- Input records
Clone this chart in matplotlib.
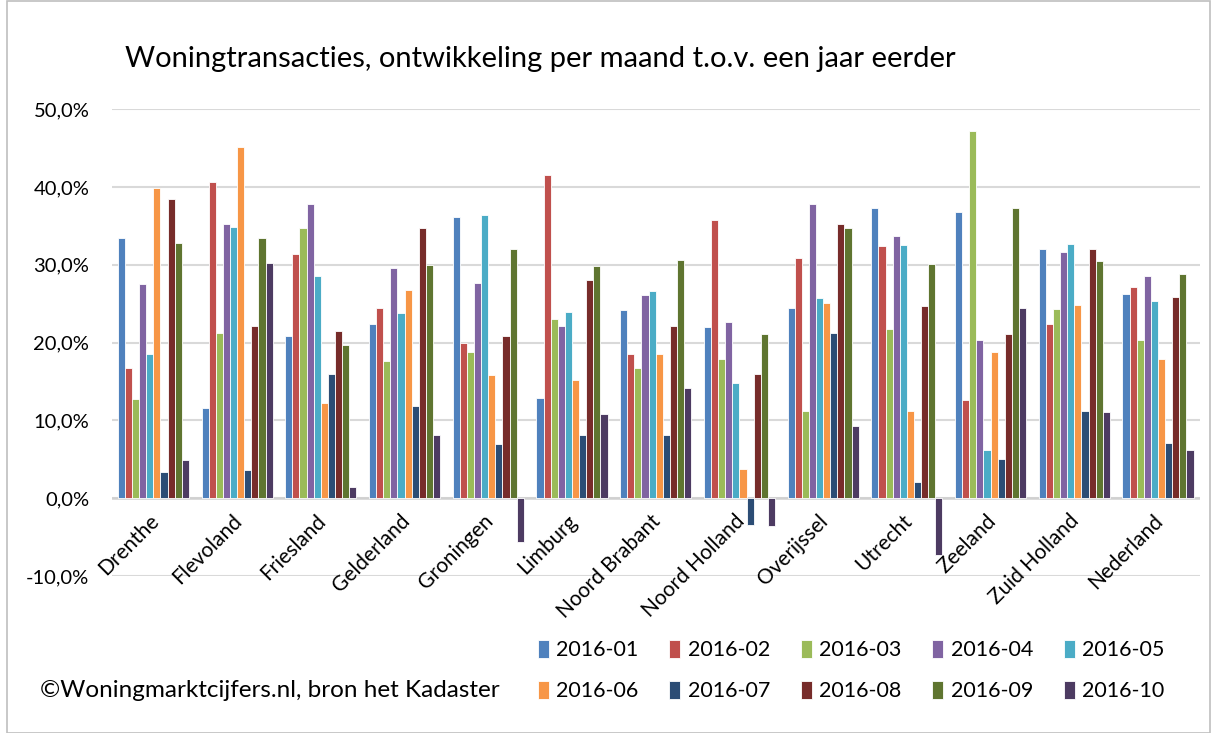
import matplotlib.pyplot as plt
import numpy as np
from matplotlib.patches import Rectangle
from matplotlib.ticker import FuncFormatter

plt.rcParams['font.family'] = ['Lato', 'DejaVu Sans']

provincies = ['Drenthe', 'Flevoland', 'Friesland', 'Gelderland', 'Groningen', 'Limburg',
              'Noord Brabant', 'Noord Holland', 'Overijssel', 'Utrecht', 'Zeeland',
              'Zuid Holland', 'Nederland']
maanden = ['2016-01', '2016-02', '2016-03', '2016-04', '2016-05',
           '2016-06', '2016-07', '2016-08', '2016-09', '2016-10']

# groei per maand (%), per provincie in dezelfde volgorde als hierboven
m_2016_01 = [33.5, 11.6, 20.9, 22.4, 36.2, 12.9, 24.2, 22.0, 24.5, 37.3, 36.8, 32.1, 26.2]
m_2016_02 = [16.8, 40.7, 31.4, 24.5, 19.9, 41.5, 18.5, 35.8, 30.9, 32.4, 12.6, 22.4, 27.1]
m_2016_03 = [12.8, 21.2, 34.8, 17.7, 18.8, 23.1, 16.8, 17.9, 11.2, 21.8, 47.2, 24.3, 20.3]
m_2016_04 = [27.5, 35.3, 37.8, 29.6, 27.7, 22.1, 26.1, 22.6, 37.8, 33.7, 20.3, 31.6, 28.6]
m_2016_05 = [18.5, 34.9, 28.6, 23.8, 36.4, 23.9, 26.7, 14.8, 25.8, 32.6, 6.2, 32.7, 25.3]
m_2016_06 = [39.9, 45.2, 12.3, 26.8, 15.8, 15.2, 18.5, 3.8, 25.1, 11.2, 18.8, 24.8, 17.9]
m_2016_07 = [3.4, 3.6, 16.0, 11.8, 7.0, 8.1, 8.2, -3.4, 21.3, 2.1, 5.1, 11.2, 7.1]
m_2016_08 = [38.4, 22.1, 21.5, 34.7, 20.9, 28.0, 22.1, 16.0, 35.2, 24.7, 21.1, 32.1, 25.9]
m_2016_09 = [32.8, 33.5, 19.7, 30.0, 32.0, 29.9, 30.6, 21.1, 34.7, 30.1, 37.3, 30.5, 28.8]
m_2016_10 = [4.9, 30.2, 1.5, 8.1, -5.6, 10.8, 14.2, -3.6, 9.3, -7.3, 24.5, 11.1, 6.2]

reeksen = [m_2016_01, m_2016_02, m_2016_03, m_2016_04, m_2016_05,
           m_2016_06, m_2016_07, m_2016_08, m_2016_09, m_2016_10]
kleuren = ['#4F81BD', '#C0504D', '#9BBB59', '#8064A2', '#4BACC6',
           '#F79646', '#2C4D75', '#772C2A', '#5F7530', '#4D3B62']

fig = plt.figure(figsize=(12.12, 7.33), dpi=100)
ax = fig.add_axes([0.092, 0.214, 0.898, 0.637])

x = np.arange(len(provincies))
breedte = 0.085
staven = []
for i, (reeks, kleur) in enumerate(zip(reeksen, kleuren)):
    b = ax.bar(x + (i - 4.5) * breedte, reeks, breedte, color=kleur,
               edgecolor='white', linewidth=0.6, label=maanden[i], zorder=3)
    staven.append(b)

ax.set_xlim(-0.5, len(provincies) - 0.5)
ax.set_ylim(-10, 50)
ax.set_yticks(np.arange(-10, 51, 10))
ax.yaxis.set_major_formatter(FuncFormatter(lambda v, p: f'{v:.1f}%'.replace('.', ',')))
ax.tick_params(axis='y', length=0, pad=16, labelsize=14.5)
ax.set_xticks([])
ax.grid(axis='y', color='#d9d9d9', linewidth=1.5, zorder=0)
ax.axhline(0, color='#d0d0d0', linewidth=1.8, zorder=2)
for s in ax.spines.values():
    s.set_visible(False)

# categorielabels schuin onder de nullijn
for i, naam in enumerate(provincies):
    ax.text(i - 0.06, -1.6, naam, rotation=45, ha='right', va='top',
            rotation_mode='anchor', fontsize=15)

fig.text(0.103, 0.92, 'Woningtransacties, ontwikkeling per maand t.o.v. een jaar eerder',
         fontsize=21, ha='left', va='center')
fig.text(0.033, 0.058, '©Woningmarktcijfers.nl, bron het Kadaster',
         fontsize=17.5, ha='left', va='center')

# legenda rij voor rij
volgorde = [0, 5, 1, 6, 2, 7, 3, 8, 4, 9]
fig.legend([staven[k] for k in volgorde], [maanden[k] for k in volgorde],
           ncol=5, loc='center left', bbox_to_anchor=(0.428, 0.085), frameon=False,
           fontsize=15.5, handlelength=0.5, handleheight=0.9, handletextpad=0.35,
           columnspacing=1.43, labelspacing=0.95)

fig.patches.append(Rectangle((0.006, 0.0), 0.992, 0.998, transform=fig.transFigure,
                             fill=False, edgecolor='#bfbfbf', linewidth=1.2))

fig.savefig('out.png', dpi=100, facecolor='white')
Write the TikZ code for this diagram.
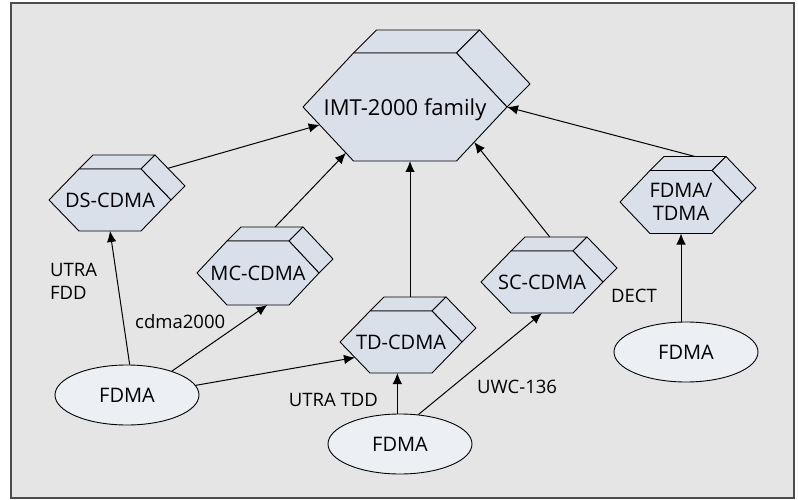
\documentclass[tikz,border=0pt]{standalone}
\usepackage{fontspec}
\setmainfont{Open Sans}
\usetikzlibrary{shapes,arrows.meta,calc}

\definecolor{hexblue}{HTML}{D9E0EA}
\definecolor{ovalblue}{HTML}{ECEFF4}
\definecolor{panel}{HTML}{E5E5E5}

\tikzset{
    face/.style={fill=hexblue, draw, line width=0.9pt, line join=round},
    hextext/.style={inner sep=0pt, align=center, text depth=0pt},
    oval/.style={ellipse, draw, fill=ovalblue, line width=0.9pt, inner sep=0pt,
        minimum width=144pt, minimum height=60pt, font=\fontsize{20}{24}\selectfont},
    link/.style={line width=1pt, -{Latex[length=11pt,width=9.5pt]}},
    tag/.style={inner sep=0pt, align=left, font=\fontsize{18.5}{23}\selectfont}
}

% hexagon block with top and side faces
% name, x, y, half width, half top edge, half height, depth, font size, text
\newcommand{\hexprism}[9]{%
    \path[face] ({#2-#5},{#3-#6}) coordinate (#1-nw) -- ++(#7,-#7) coordinate (#1-bl)
        -- ++({2*#5},0) coordinate (#1-br) -- ({#2+#5},{#3-#6}) coordinate (#1-ne) -- cycle;
    \path[face] (#1-ne) -- (#1-br) -- ({#2+#4+#7},{#3-#7}) coordinate (#1-bp)
        -- ({#2+#4},#3) coordinate (#1-e) -- cycle;
    \path[face] ({#2-#4},#3) coordinate (#1-w) -- (#1-nw) -- (#1-ne) -- (#1-e)
        -- ({#2+#5},{#3+#6}) coordinate (#1-se) -- ({#2-#5},{#3+#6}) coordinate (#1-sw) -- cycle;
    \node[hextext, font=\fontsize{#8}{23}\selectfont] (#1) at (#2,#3) {#9};
}

\begin{document}
\begin{tikzpicture}[x=1pt, y=-1pt]
    \useasboundingbox (0,0) rectangle (798,500);
    \draw[fill=panel, draw=black!70, line width=1.5pt] (11,3) rectangle (794,498);

    % the family and its members
    \hexprism{imt}{405}{107}{102}{51.5}{54}{23}{22}{IMT-2000 family}
    \hexprism{ds}{110}{200}{61}{31}{31}{14}{20}{DS-CDMA}
    \hexprism{mc}{258}{273}{61}{31}{32}{14}{20}{MC-CDMA}
    \hexprism{td}{401}{342}{61}{31}{31}{14}{20}{TD-CDMA}
    \hexprism{sc}{542}{282}{61}{31}{31}{14}{20}{SC-CDMA}
    \hexprism{ft}{681}{202}{61}{31}{31.5}{14}{20}{FDMA/\\TDMA}

    % access schemes underneath
    \node[oval] (fdl) at (127,395) {FDMA};
    \node[oval] (fdm) at (400,444) {FDMA};
    \node[oval] (fdr) at (686,352) {FDMA};

    \draw[link] (fdl.85) -- ($(ds-sw)!0.5!(ds-se)$);
    \draw[link] (fdl.28) -- ($(mc-sw)!0.65!(mc-se)$);
    \draw[link] (fdl.8) -- ($(td-w)!0.5!(td-sw)$);
    \draw[link] (fdm.95) -- (fdm.95 |- td-sw);
    \draw[link] (fdm.58) -- ($(sc-sw)!0.5!(sc-se)$);
    \draw[link] (fdr.north -| ft) -- (ft |- ft-sw);

    \draw[link] ($(ds-br)!0.43!(ds-bp)$) -- ($(imt-w)!0.33!(imt-sw)$);
    \draw[link] ($(mc-bl)!0.55!(mc-br)$) -- ($(imt-w)!0.85!(imt-sw)$);
    \coordinate (tdtop) at ($(td-bl)!0.42!(td-br)$);
    \draw[link] (tdtop) -- (tdtop |- imt-sw);
    \draw[link] ($(sc-bl)!0.4!(sc-br)$) -- ($(imt-e)!0.65!(imt-se)$);
    \draw[link] ($(ft-bl)!0.5!(ft-br)$) -- (imt-e);

    % standards on the links
    \node[tag, anchor=west] (utraf) at (50,281) {UTRA\\FDD};
    \node[tag, anchor=west] (cdma) at (135,322) {cdma2000};
    \node[tag, anchor=east] (utrat) at (378,400) {UTRA TDD};
    \node[tag, anchor=west] (uwc) at (477,387) {UWC-136};
    \node[tag, anchor=east] (dect) at (657,296) {DECT};
\end{tikzpicture}
\end{document}
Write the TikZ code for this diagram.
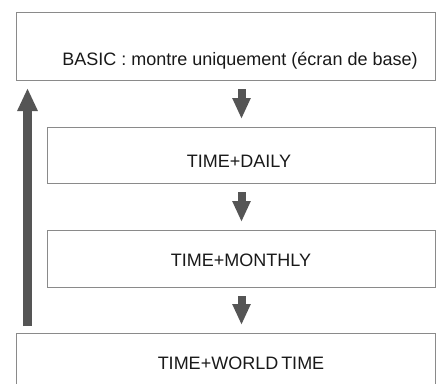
\documentclass[tikz,border=0pt]{standalone}
\usepackage{fontspec}
\setmainfont{Liberation Sans}
\usepackage{xcolor}
\usetikzlibrary{arrows.meta}

\definecolor{boxgray}{HTML}{8A8A8A}
\definecolor{arrowgray}{HTML}{555555}

\tikzset{
    modebox/.style={draw=boxgray, line width=1pt, minimum width=419pt, anchor=north west, inner sep=0pt},
    modetext/.style={anchor=base, text=black!90, font=\fontsize{18}{21}\selectfont},
    nextarrow/.style={draw=arrowgray, line width=8pt, shorten <=8pt, shorten >=8pt,
        -{Triangle[width=17pt,length=21pt]}},
    backarrow/.style={draw=arrowgray, line width=9pt, shorten <=7pt, shorten >=7pt,
        -{Triangle[width=19pt,length=23pt]}}
}

\begin{document}
\begin{tikzpicture}[x=1pt,y=-1pt]
                \useasboundingbox (0,0) rectangle (441,383);
                \clip (0,0) rectangle (441,383);
                % boxes
                \node[modebox, minimum height=68pt] (basic) at (16,12) {};
                \node[modebox, minimum width=388pt, minimum height=56pt] (daily) at (47,127) {};
                \node[modebox, minimum width=388pt, minimum height=57pt] (monthly) at (47,230) {};
                \node[modebox, minimum height=70pt] (world) at (16,333) {};
                % texts
                \node[modetext] (basictext) at (240,65) {BASIC : montre uniquement (écran de base)};
                \node[modetext] (dailytext) at (239,167) {TIME+DAILY};
                \node[modetext] (monthlytext) at (241,266) {TIME+MONTHLY};
                \node[modetext] (worldtext) at (241,369) {TIME+WORLD\,TIME};
                % arrows
                \draw[nextarrow] (basic.south -| daily.north) -- (daily.north);
                \draw[nextarrow] (daily.south) -- (monthly.north);
                \draw[nextarrow] (monthly.south) -- (monthly.south |- world.north);
                \coordinate (backstart) at ([xshift=11.5pt]world.north west);
                \draw[backarrow] (backstart) -- (backstart |- basic.south);
            \end{tikzpicture}
\end{document}
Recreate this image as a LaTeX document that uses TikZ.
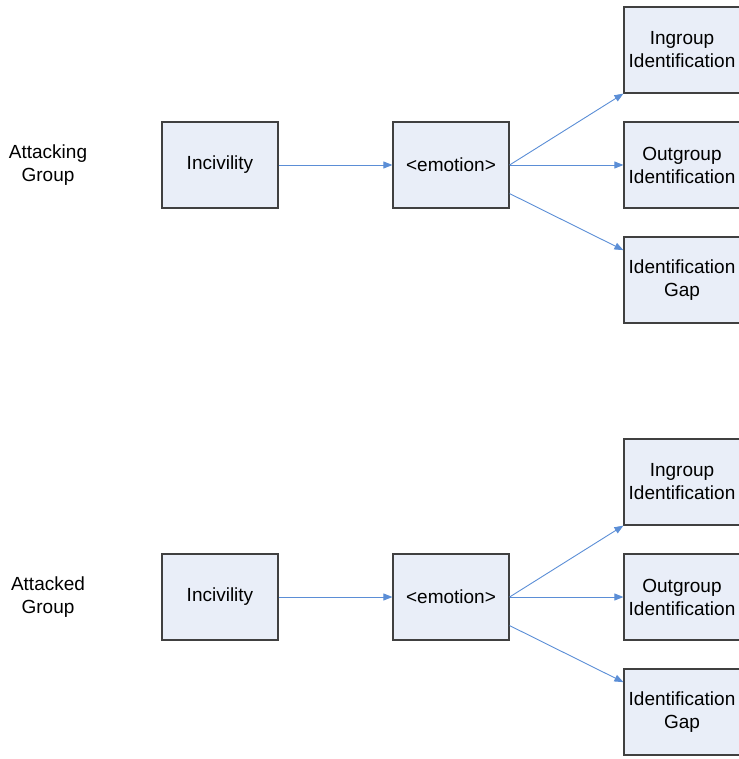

- What is asked
Start at the first line of the records and write out everything up to and including the line containing "24.5, 11.1, 6.2]". No pictures.

- Written solution
Clone this chart in matplotlib.
import matplotlib.pyplot as plt
import numpy as np
from matplotlib.patches import Rectangle
from matplotlib.ticker import FuncFormatter

plt.rcParams['font.family'] = ['Lato', 'DejaVu Sans']

provincies = ['Drenthe', 'Flevoland', 'Friesland', 'Gelderland', 'Groningen', 'Limburg',
              'Noord Brabant', 'Noord Holland', 'Overijssel', 'Utrecht', 'Zeeland',
              'Zuid Holland', 'Nederland']
maanden = ['2016-01', '2016-02', '2016-03', '2016-04', '2016-05',
           '2016-06', '2016-07', '2016-08', '2016-09', '2016-10']

# groei per maand (%), per provincie in dezelfde volgorde als hierboven
m_2016_01 = [33.5, 11.6, 20.9, 22.4, 36.2, 12.9, 24.2, 22.0, 24.5, 37.3, 36.8, 32.1, 26.2]
m_2016_02 = [16.8, 40.7, 31.4, 24.5, 19.9, 41.5, 18.5, 35.8, 30.9, 32.4, 12.6, 22.4, 27.1]
m_2016_03 = [12.8, 21.2, 34.8, 17.7, 18.8, 23.1, 16.8, 17.9, 11.2, 21.8, 47.2, 24.3, 20.3]
m_2016_04 = [27.5, 35.3, 37.8, 29.6, 27.7, 22.1, 26.1, 22.6, 37.8, 33.7, 20.3, 31.6, 28.6]
m_2016_05 = [18.5, 34.9, 28.6, 23.8, 36.4, 23.9, 26.7, 14.8, 25.8, 32.6, 6.2, 32.7, 25.3]
m_2016_06 = [39.9, 45.2, 12.3, 26.8, 15.8, 15.2, 18.5, 3.8, 25.1, 11.2, 18.8, 24.8, 17.9]
m_2016_07 = [3.4, 3.6, 16.0, 11.8, 7.0, 8.1, 8.2, -3.4, 21.3, 2.1, 5.1, 11.2, 7.1]
m_2016_08 = [38.4, 22.1, 21.5, 34.7, 20.9, 28.0, 22.1, 16.0, 35.2, 24.7, 21.1, 32.1, 25.9]
m_2016_09 = [32.8, 33.5, 19.7, 30.0, 32.0, 29.9, 30.6, 21.1, 34.7, 30.1, 37.3, 30.5, 28.8]
m_2016_10 = [4.9, 30.2, 1.5, 8.1, -5.6, 10.8, 14.2, -3.6, 9.3, -7.3, 24.5, 11.1, 6.2]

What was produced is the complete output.